Up From Poverty

By Dr. Harold A. Black
blackh@knoxfocus.com
haroldblackphd.com

Go back in your family’s history and you will find poverty. I am not poor. Neither is anyone in my family. I have a PhD. Both my children have MBAs. My late brother had a PhD as do his two children. My parents both had master’s degrees. Their siblings all had at least two-year college degrees. Dad’s parents did not finish high school. His father drove a coal truck. His mother was a maid. They had seven children who lived (two others died in infancy). His mother refused to let her daughters do housework saying that she was not raising the next generation of maids. The boys did the housework but apparently my father did not do any of the cooking. All seven children went to HBCUs. Dad and his brothers worked seasonally as migrant workers to pay for their schooling. He and his brothers also worked to help pay for their sisters’ education.

Mother’s father Milous Towles was a farmer with a primary school education. Her mother was a high school graduate who had to go to a private boarding school in Macon because there was no high school for blacks in her hometown of Gray, Georgia.
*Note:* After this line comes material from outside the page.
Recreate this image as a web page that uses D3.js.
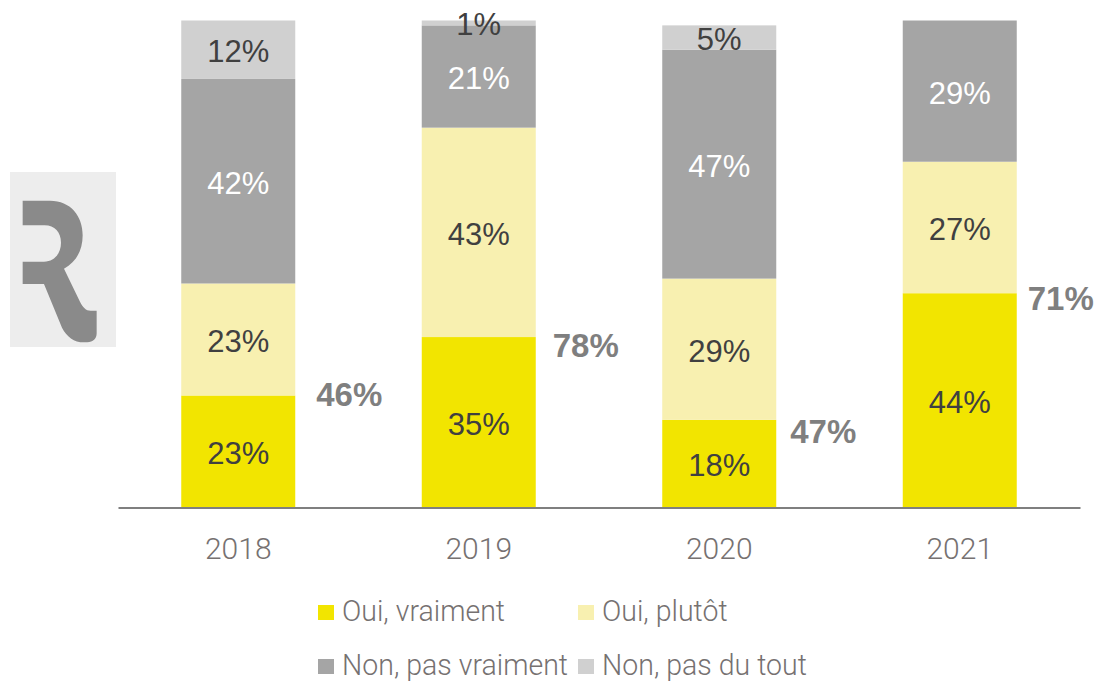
<!DOCTYPE html>
<html>
<head>
<meta charset="utf-8">
<script src="https://cdn.jsdelivr.net/npm/d3@7"></script>
<style>
  html, body { margin: 0; padding: 0; background: #ffffff; }
  svg { display: block; }
</style>
</head>
<body>
<svg id="chart" width="1101" height="681"></svg>
<script>
// Survey answers by year (percent of respondents)
const years = ["2018", "2019", "2020", "2021"];
const seriesNames = ["Oui, vraiment", "Oui, plutôt", "Non, pas vraiment", "Non, pas du tout"];
const ouiVraiment = [23, 35, 18, 44];
const ouiPlutot = [23, 43, 29, 27];
const nonPasVraiment = [42, 21, 47, 29];
const nonPasDuTout = [12, 1, 5, 0];

// Layout and style
const colors = ["#f2e500", "#f8f0b0", "#a5a5a5", "#d0d0d0"];
const labelColors = ["#404040", "#404040", "#ffffff", "#404040"];
const totalLabelDx = [111, 107, 104, 101];
const totalLabelDy = [-1, 8, 11, 5];

const svg = d3.select("#chart");
const baseY = 507.5;

const rows = years.map((y, i) => ({
  year: y,
  "Oui, vraiment": ouiVraiment[i],
  "Oui, plutôt": ouiPlutot[i],
  "Non, pas vraiment": nonPasVraiment[i],
  "Non, pas du tout": nonPasDuTout[i]
}));

const x = d3.scaleBand().domain(years).range([118, 1080])
  .paddingInner(0.526).paddingOuter(0.263);
const y = d3.scaleLinear().domain([0, 100]).range([baseY, baseY - 487]);
const color = d3.scaleOrdinal().domain(seriesNames).range(colors);

const stacked = d3.stack().keys(seriesNames)(rows);

// Logo block on the left
const logo = svg.append("g");
logo.append("rect").attr("x", 10).attr("y", 172).attr("width", 106).attr("height", 175)
  .attr("fill", "#ededed");
logo.append("path")
  .attr("transform", "translate(0,160) scale(0.3333)")
  .attr("fill", "#8a8a8a")
  .attr("d", "M68,122 L150,122 C212,122 248,168 248,226 C248,272 228,306 192,326 L240,425 C248,442 258,452 272,452 L290,452 L290,520 C290,536 279,547 262,547 L252,547 C222,547 200,530 186,503 L132,372 L68,372 L68,305 L132,305 C165,305 183,278 183,248 C183,216 164,196 134,196 L68,196 Z");

// Stacked bars
const layers = svg.append("g").selectAll("g").data(stacked).join("g")
  .attr("fill", d => color(d.key));
layers.selectAll("rect").data(d => d.filter(s => s[1] - s[0] > 0)).join("rect")
  .attr("x", d => x(d.data.year))
  .attr("width", x.bandwidth())
  .attr("y", d => y(d[1]))
  .attr("height", d => y(d[0]) - y(d[1]));

// Segment value labels
stacked.forEach((layer, li) => {
  svg.append("g").selectAll("text").data(layer.filter(s => s[1] - s[0] > 0)).join("text")
    .attr("x", d => x(d.data.year) + x.bandwidth() / 2)
    .attr("y", d => (y(d[0]) + y(d[1])) / 2)
    .attr("dy", "0.4em")
    .attr("text-anchor", "middle")
    .attr("font-family", "'Liberation Sans', Arial, sans-serif")
    .attr("font-size", 31)
    .attr("fill", labelColors[li])
    .text(d => (d[1] - d[0]) + "%");
});

// Totals of positive answers
svg.append("g").selectAll("text").data(years).join("text")
  .attr("x", (d, i) => x(d) + x.bandwidth() / 2 + totalLabelDx[i])
  .attr("y", (d, i) => y(ouiVraiment[i]) + totalLabelDy[i])
  .attr("dy", "0.36em")
  .attr("text-anchor", "middle")
  .attr("font-family", "'Liberation Sans', Arial, sans-serif")
  .attr("font-weight", "bold")
  .attr("font-size", 33)
  .attr("fill", "#7f7f7f")
  .text((d, i) => (ouiVraiment[i] + ouiPlutot[i]) + "%");

// Category axis
const axis = svg.append("g").attr("transform", `translate(0,${baseY})`)
  .call(d3.axisBottom(x).tickSize(0).tickPadding(0));
axis.select(".domain").attr("stroke", "#7f7f7f").attr("stroke-width", 2);
axis.selectAll("text")
  .attr("y", 51).attr("dy", 0)
  .attr("font-family", "Roboto, sans-serif")
  .attr("font-weight", 300)
  .attr("font-size", 30)
  .attr("fill", "#767171");

// Legend
const legendPos = [[318, 621], [578, 621], [318, 675], [578, 675]];
const legend = svg.append("g").selectAll("g").data(seriesNames).join("g")
  .attr("transform", (d, i) => `translate(${legendPos[i][0]},${legendPos[i][1]})`);
legend.append("rect").attr("x", 0).attr("y", -16).attr("width", 16).attr("height", 15)
  .attr("fill", d => color(d));
legend.append("text")
  .attr("transform", "translate(24,0) scale(0.95,1)")
  .attr("font-family", "Roboto, sans-serif")
  .attr("font-weight", 300)
  .attr("font-size", 30)
  .attr("fill", "#767171")
  .text(d => d);
</script>
</body>
</html>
With that high school degree granted from Ballard Boarding School for Girls in 1906, she was certified to teach “Negro children in the state of Georgia.” I asked my mother how could her father afford to send his daughter Mary to boarding school.

Mother said, “He was an entrepreneur.”

I asked, “What does that mean?”

Mother replied, “He was a bootlegger.”

Pop Milous was illiterate. I have a deed with his “X” on it. However, he wanted a different future for his children. My grandmother became the one-room schoolmarm for black children in Gray, Georgia. Mother went to Fort Valley State College (now university). She only had enough money for one year but Fort Valley let her work in the registrar’s office and waived all her tuition and fees. Mother then received the very first four-year degree awarded by Fort Valley. She was forever grateful and made a significant contribution to Fort Valley every year from her graduation to her death at 101. She is considered the mother of the university which created the Harriet Barfield Black Society in her honor.

I have great admiration for those who came before me. By growing up in an educated household, my brother and I could read before we went to school. We both skipped the first grade. My brother wanted to be an engineer. Since he could not go to Georgia Tech because of segregation, he went to Purdue. The state of Georgia paid his out-of-state tuition since he was majoring in a subject not taught at one of the state’s three black HBCUs. I wanted to follow my brother to Purdue. However, the University of Georgia was ordered to desegregate in my junior year. The state took away the tuition grant to black students. My father told me he did not have enough to send both of us to Purdue and I would have to find someplace else. I found the University of Georgia.

My parents paid for our college and gave us a stipend so we wouldn’t have to work. We knew our history and knew we had it easy. We did not have to leave school to be migrant workers to pay for our education like Dad. We did not have to fear that the money would run out and we would have to leave school without the degree like our mother. We were not destined to do manual labor or clean house for white people. We did not use “X” as our signature. We did not have to pick cotton under the sweltering Georgia sun and be fed in the fields from hog troughs like Ma Mat, my great-grandmother. Yet because of them and the others who went before them, we are forever in their debt. There may be well-educated poor black folk, but I do not know any. The surest way out of poverty is through education. Yet most black politicians and civil rights organizations are seemingly against increasing the reading and math proficiency of black children. They have created an industry out of poor black folk and the end of poverty would mean the end of grants and donations from guilty white people. I am ashamed of the NAACP, Jesse Jackson, Al Sharpton, Ibram X. Kendi and all the race hustlers. They do us all a disservice.